Component Removed	Impact	Magnitude
Context-Gate Override	Reintroduces biometric ambiguity (phone vs. reading)	−12.4% precision (using_phone) · −9.1% recall (attentive_reading)
ConfusionPenaltyLoss → standard cross-entropy	Removes optimisation of pedagogical edge-cases	−18.5% macro-F1
AR(1) Temporal Autocorrelation	Model flickers between transient states	Temporal consistency: 0.931 → 0.742 (−0.189)

Baseline Comparisons

Baseline Method	Accuracy	Failure Mode
Naive Temporal (1D-CNN, uniform sequences)	21.3%	Network topology alone is insufficient without structured temporal data (random chance = 16.7%)
Deterministic Spatial Heuristic (rule-based)	80.8%	Severe degradation under partial occlusion and object-detector failures
CognEn (proposed)	86.5%	+5.7% over heuristic baseline; robust to occlusion via Context-Gate

Synthetic test set (seed=43): All classification metrics score 1.000, demonstrating perfect learning of the AR(1) temporal structure. The hybrid real-world scores (0.865 accuracy, 0.852 F1) are the credible production estimates. Real-classroom accuracy is estimated at 0.82–0.88 pending additional fine-tuning on DAiSEE/EngageNet.

07 — Stack

Technology Stack

v1.0 — Browser Stack Next.js 15

Framework

Next.js 15 (App Router, Turbopack) TypeScript Tailwind CSS Radix UI Recharts

Perception / ML (Browser)

face-api.js (TinyFaceDetector) 68-point landmark model YOLOv8-nano ONNX onnxruntime-web (WebGPU → WASM) MediaPipe Hands Lite

Auth / Storage / AI

Firebase Auth Firestore Google Genkit Gemini (PDF report generation)

Extension

Chrome Extension Manifest V3 Offscreen Document API

v2.0 — Server Stack FastAPI + GPU

Backend

Python 3 FastAPI uvicorn WebSocket (5Hz push) OpenCV VideoCapture

Perception / ML (GPU)

YOLOv8-m (person detection) YOLOv8-s (object detection) YOLOv8-pose (17 COCO keypoints) MediaPipe FaceMesh (478-pt → 68-pt ibug) 1D-CNN ONNX (20,550 params) PyTorch (training only)

Tracking / Spatial

ByteTrack (boxmot) Shapely (polygon IoU)

Testing

pytest (61 tests) Evaluation suite (accuracy + F1 + latency)
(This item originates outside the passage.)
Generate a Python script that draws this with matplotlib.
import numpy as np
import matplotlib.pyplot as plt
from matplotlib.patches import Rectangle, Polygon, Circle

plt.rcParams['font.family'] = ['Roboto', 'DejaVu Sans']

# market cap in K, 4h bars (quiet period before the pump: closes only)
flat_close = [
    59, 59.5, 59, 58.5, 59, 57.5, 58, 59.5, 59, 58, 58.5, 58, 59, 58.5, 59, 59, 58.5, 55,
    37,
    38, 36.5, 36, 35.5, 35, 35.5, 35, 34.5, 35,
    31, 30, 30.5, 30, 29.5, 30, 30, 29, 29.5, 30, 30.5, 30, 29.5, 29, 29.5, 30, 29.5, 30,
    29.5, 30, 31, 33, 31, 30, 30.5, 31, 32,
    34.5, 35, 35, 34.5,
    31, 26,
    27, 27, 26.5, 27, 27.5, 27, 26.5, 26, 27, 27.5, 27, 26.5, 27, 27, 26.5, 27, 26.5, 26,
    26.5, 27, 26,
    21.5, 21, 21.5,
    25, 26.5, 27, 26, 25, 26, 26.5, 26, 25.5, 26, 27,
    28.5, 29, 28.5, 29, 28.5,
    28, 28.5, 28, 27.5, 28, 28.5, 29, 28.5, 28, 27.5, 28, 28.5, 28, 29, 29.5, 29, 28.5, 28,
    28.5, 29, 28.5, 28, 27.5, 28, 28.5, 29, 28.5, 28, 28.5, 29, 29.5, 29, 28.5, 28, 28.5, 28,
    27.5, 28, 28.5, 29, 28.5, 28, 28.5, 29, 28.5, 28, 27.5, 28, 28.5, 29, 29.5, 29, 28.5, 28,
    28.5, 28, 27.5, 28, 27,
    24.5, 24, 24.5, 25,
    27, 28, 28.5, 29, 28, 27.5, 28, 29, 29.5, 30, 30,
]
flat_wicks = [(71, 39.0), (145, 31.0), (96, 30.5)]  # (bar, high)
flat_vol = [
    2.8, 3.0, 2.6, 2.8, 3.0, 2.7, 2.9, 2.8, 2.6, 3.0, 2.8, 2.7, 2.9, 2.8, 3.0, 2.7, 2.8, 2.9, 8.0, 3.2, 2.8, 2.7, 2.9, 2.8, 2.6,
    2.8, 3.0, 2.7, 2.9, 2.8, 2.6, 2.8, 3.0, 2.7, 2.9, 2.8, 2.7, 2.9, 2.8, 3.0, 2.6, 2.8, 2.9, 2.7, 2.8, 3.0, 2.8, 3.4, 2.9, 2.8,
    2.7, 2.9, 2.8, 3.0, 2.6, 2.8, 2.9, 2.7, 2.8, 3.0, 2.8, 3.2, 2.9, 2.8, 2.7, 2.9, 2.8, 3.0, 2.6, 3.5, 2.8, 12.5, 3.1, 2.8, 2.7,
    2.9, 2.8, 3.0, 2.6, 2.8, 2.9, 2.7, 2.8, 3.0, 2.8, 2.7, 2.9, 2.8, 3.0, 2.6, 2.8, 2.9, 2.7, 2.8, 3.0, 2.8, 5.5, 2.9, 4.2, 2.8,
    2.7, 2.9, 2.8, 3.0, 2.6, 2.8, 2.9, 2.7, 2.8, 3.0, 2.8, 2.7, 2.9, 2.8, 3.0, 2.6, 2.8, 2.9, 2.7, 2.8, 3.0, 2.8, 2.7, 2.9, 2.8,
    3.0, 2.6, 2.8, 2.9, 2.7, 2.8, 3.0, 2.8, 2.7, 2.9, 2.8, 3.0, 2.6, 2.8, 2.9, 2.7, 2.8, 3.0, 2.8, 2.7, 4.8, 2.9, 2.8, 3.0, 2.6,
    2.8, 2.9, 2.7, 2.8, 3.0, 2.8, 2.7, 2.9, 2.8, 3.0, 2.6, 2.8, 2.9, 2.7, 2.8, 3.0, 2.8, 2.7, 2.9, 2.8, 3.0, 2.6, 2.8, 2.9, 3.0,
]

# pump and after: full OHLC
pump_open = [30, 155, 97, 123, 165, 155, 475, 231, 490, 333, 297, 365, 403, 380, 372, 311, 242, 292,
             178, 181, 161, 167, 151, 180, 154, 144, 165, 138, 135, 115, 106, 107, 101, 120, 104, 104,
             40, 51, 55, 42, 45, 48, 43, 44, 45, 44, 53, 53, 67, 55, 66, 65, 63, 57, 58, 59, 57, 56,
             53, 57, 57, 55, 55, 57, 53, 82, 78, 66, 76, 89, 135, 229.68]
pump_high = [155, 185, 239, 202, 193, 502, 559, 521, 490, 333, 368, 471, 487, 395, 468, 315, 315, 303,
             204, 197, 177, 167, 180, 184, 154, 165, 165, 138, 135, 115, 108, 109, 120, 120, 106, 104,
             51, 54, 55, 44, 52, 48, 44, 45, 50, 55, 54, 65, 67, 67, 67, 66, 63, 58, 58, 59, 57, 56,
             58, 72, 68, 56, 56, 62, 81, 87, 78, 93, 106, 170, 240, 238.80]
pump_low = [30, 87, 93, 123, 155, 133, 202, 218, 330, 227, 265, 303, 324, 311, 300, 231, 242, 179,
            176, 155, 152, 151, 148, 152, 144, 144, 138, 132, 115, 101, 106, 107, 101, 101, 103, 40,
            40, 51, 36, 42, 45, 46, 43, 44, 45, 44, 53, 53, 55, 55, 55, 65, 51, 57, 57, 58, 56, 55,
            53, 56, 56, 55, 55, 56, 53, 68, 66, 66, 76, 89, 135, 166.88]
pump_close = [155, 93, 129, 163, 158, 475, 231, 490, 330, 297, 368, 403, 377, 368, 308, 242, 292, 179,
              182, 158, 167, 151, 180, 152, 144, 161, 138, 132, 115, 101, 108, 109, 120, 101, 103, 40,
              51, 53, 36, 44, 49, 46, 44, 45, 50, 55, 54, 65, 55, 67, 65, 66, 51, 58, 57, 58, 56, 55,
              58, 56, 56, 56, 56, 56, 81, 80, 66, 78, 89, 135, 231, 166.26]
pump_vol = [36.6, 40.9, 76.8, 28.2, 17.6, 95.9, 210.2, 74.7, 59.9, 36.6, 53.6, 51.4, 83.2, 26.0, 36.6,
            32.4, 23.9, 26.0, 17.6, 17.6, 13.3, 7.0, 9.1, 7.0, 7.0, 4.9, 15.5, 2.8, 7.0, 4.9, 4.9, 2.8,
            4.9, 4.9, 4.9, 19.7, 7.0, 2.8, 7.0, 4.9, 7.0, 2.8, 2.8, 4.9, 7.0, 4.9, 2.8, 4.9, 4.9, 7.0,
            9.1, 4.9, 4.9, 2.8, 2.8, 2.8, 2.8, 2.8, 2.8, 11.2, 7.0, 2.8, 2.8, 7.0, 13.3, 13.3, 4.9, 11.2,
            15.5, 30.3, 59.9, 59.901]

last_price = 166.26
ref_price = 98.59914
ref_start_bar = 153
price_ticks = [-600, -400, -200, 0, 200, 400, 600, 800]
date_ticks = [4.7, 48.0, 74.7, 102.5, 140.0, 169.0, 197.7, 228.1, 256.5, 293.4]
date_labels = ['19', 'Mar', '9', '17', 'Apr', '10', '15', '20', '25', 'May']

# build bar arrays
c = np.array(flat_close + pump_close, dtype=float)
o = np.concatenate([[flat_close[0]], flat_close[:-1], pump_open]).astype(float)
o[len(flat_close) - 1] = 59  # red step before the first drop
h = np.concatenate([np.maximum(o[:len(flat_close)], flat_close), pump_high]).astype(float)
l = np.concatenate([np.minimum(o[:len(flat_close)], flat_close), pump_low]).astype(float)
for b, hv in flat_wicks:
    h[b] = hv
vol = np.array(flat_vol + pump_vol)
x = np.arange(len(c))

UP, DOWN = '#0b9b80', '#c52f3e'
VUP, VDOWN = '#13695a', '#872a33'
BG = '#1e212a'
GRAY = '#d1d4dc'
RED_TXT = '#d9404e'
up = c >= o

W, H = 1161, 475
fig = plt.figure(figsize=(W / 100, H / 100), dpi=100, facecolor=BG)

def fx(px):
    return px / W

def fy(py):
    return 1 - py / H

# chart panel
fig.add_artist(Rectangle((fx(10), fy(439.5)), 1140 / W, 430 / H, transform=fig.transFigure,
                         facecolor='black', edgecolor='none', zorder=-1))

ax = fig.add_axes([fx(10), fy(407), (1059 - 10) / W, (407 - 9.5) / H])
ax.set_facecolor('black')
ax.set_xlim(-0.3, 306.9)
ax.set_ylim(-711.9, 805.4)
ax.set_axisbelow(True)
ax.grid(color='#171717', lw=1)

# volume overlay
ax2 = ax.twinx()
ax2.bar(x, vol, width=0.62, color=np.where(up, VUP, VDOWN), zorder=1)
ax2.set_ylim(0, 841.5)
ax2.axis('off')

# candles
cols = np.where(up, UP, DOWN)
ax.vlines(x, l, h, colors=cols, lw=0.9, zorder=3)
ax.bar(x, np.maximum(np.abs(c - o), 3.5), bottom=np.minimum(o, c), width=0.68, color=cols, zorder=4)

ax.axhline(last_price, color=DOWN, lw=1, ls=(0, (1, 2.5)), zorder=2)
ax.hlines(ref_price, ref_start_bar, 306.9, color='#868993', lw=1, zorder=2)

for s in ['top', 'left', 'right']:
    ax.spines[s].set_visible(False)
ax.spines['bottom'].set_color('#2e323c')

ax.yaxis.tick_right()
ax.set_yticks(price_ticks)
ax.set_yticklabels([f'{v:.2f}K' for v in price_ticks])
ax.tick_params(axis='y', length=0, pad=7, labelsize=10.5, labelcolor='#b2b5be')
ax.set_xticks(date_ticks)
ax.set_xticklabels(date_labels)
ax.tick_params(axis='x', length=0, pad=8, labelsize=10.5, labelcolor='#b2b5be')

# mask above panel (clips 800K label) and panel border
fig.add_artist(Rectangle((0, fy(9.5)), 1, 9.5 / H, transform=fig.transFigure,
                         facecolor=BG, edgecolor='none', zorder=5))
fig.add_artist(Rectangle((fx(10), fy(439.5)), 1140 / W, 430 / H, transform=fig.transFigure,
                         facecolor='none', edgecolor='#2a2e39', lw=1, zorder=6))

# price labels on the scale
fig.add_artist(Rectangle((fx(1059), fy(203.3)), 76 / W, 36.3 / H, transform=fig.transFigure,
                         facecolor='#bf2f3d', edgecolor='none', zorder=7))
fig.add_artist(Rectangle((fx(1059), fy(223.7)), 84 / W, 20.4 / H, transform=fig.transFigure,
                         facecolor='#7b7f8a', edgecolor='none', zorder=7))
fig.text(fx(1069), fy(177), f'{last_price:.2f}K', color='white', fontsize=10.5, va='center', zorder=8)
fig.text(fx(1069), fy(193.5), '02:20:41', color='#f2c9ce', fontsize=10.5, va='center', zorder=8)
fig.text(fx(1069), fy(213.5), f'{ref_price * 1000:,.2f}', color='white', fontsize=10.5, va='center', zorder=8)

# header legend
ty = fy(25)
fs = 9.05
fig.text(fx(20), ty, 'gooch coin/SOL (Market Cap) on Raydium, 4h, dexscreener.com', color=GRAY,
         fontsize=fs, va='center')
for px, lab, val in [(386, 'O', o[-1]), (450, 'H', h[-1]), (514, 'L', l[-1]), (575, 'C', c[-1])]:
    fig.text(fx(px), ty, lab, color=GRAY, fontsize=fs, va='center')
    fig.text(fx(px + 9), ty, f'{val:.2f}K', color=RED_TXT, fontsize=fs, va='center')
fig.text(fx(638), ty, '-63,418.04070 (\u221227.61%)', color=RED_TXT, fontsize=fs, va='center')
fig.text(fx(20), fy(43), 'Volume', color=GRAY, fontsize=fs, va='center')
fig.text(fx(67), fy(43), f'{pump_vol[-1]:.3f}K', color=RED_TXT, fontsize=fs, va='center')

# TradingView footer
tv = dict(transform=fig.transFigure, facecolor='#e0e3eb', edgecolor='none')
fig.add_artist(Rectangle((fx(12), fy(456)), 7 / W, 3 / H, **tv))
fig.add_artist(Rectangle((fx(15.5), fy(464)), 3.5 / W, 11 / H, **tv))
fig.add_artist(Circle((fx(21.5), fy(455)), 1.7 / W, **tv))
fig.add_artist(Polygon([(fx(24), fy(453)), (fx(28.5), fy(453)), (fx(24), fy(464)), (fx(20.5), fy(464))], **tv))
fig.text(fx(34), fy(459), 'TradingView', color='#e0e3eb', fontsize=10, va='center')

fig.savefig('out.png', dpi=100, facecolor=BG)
Privacy & Security: No raw video stored — only derived feature vectors and metrics are persisted. All inference runs locally (in-browser for v1.0, on local GPU for v2.0). Track IDs (not names) are used by default in v2.0. Analytics auto-purge after 24 hours. The system never transmits raw video to any external service.